§ Your objective:
Repeat the listing exactly as given, omitting every image.

>> start Supplied information

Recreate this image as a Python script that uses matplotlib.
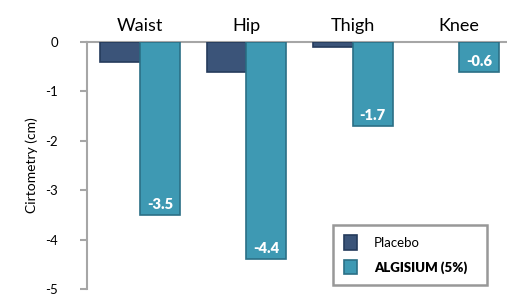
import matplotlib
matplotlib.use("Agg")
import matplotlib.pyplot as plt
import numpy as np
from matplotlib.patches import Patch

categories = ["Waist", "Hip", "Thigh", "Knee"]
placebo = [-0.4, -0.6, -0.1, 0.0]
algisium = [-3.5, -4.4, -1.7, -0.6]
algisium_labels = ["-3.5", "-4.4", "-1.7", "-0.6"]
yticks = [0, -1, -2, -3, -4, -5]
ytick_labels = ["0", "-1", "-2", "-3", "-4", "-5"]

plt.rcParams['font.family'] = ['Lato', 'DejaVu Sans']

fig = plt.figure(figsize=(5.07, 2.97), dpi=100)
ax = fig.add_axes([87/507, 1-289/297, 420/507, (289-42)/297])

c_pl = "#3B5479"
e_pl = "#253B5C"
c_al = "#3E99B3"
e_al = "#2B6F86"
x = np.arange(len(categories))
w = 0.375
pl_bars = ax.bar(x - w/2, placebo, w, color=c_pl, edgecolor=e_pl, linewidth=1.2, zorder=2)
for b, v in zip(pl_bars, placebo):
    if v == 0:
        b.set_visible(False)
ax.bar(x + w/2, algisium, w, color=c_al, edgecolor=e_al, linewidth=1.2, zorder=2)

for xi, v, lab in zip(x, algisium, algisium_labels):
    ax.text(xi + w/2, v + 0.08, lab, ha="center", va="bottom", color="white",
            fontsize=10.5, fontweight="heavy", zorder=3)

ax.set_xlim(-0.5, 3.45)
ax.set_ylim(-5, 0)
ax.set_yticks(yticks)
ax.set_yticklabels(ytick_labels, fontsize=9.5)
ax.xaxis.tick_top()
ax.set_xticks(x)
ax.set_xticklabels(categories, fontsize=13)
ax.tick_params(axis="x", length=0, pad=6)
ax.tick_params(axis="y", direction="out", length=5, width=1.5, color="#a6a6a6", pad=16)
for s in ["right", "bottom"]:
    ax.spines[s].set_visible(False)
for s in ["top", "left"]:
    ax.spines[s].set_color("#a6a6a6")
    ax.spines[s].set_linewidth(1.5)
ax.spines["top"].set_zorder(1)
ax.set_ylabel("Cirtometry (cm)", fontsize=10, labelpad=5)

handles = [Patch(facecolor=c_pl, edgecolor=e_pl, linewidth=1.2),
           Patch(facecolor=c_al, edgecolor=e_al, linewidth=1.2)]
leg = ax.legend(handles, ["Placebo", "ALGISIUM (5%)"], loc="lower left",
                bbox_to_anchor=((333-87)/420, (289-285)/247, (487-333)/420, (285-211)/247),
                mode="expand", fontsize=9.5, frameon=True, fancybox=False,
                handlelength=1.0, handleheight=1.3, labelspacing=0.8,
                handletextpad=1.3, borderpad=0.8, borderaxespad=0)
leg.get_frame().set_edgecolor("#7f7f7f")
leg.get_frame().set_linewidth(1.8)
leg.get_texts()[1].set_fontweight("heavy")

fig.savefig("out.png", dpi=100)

>> end Supplied information

§ Reply:
Recreate this image as a Python script that uses matplotlib.
import matplotlib
matplotlib.use("Agg")
import matplotlib.pyplot as plt
import numpy as np
from matplotlib.patches import Patch

categories = ["Waist", "Hip", "Thigh", "Knee"]
placebo = [-0.4, -0.6, -0.1, 0.0]
algisium = [-3.5, -4.4, -1.7, -0.6]
algisium_labels = ["-3.5", "-4.4", "-1.7", "-0.6"]
yticks = [0, -1, -2, -3, -4, -5]
ytick_labels = ["0", "-1", "-2", "-3", "-4", "-5"]

plt.rcParams['font.family'] = ['Lato', 'DejaVu Sans']

fig = plt.figure(figsize=(5.07, 2.97), dpi=100)
ax = fig.add_axes([87/507, 1-289/297, 420/507, (289-42)/297])

c_pl = "#3B5479"
e_pl = "#253B5C"
c_al = "#3E99B3"
e_al = "#2B6F86"
x = np.arange(len(categories))
w = 0.375
pl_bars = ax.bar(x - w/2, placebo, w, color=c_pl, edgecolor=e_pl, linewidth=1.2, zorder=2)
for b, v in zip(pl_bars, placebo):
    if v == 0:
        b.set_visible(False)
ax.bar(x + w/2, algisium, w, color=c_al, edgecolor=e_al, linewidth=1.2, zorder=2)

for xi, v, lab in zip(x, algisium, algisium_labels):
    ax.text(xi + w/2, v + 0.08, lab, ha="center", va="bottom", color="white",
            fontsize=10.5, fontweight="heavy", zorder=3)

ax.set_xlim(-0.5, 3.45)
ax.set_ylim(-5, 0)
ax.set_yticks(yticks)
ax.set_yticklabels(ytick_labels, fontsize=9.5)
ax.xaxis.tick_top()
ax.set_xticks(x)
ax.set_xticklabels(categories, fontsize=13)
ax.tick_params(axis="x", length=0, pad=6)
ax.tick_params(axis="y", direction="out", length=5, width=1.5, color="#a6a6a6", pad=16)
for s in ["right", "bottom"]:
    ax.spines[s].set_visible(False)
for s in ["top", "left"]:
    ax.spines[s].set_color("#a6a6a6")
    ax.spines[s].set_linewidth(1.5)
ax.spines["top"].set_zorder(1)
ax.set_ylabel("Cirtometry (cm)", fontsize=10, labelpad=5)

handles = [Patch(facecolor=c_pl, edgecolor=e_pl, linewidth=1.2),
           Patch(facecolor=c_al, edgecolor=e_al, linewidth=1.2)]
leg = ax.legend(handles, ["Placebo", "ALGISIUM (5%)"], loc="lower left",
                bbox_to_anchor=((333-87)/420, (289-285)/247, (487-333)/420, (285-211)/247),
                mode="expand", fontsize=9.5, frameon=True, fancybox=False,
                handlelength=1.0, handleheight=1.3, labelspacing=0.8,
                handletextpad=1.3, borderpad=0.8, borderaxespad=0)
leg.get_frame().set_edgecolor("#7f7f7f")
leg.get_frame().set_linewidth(1.8)
leg.get_texts()[1].set_fontweight("heavy")

fig.savefig("out.png", dpi=100)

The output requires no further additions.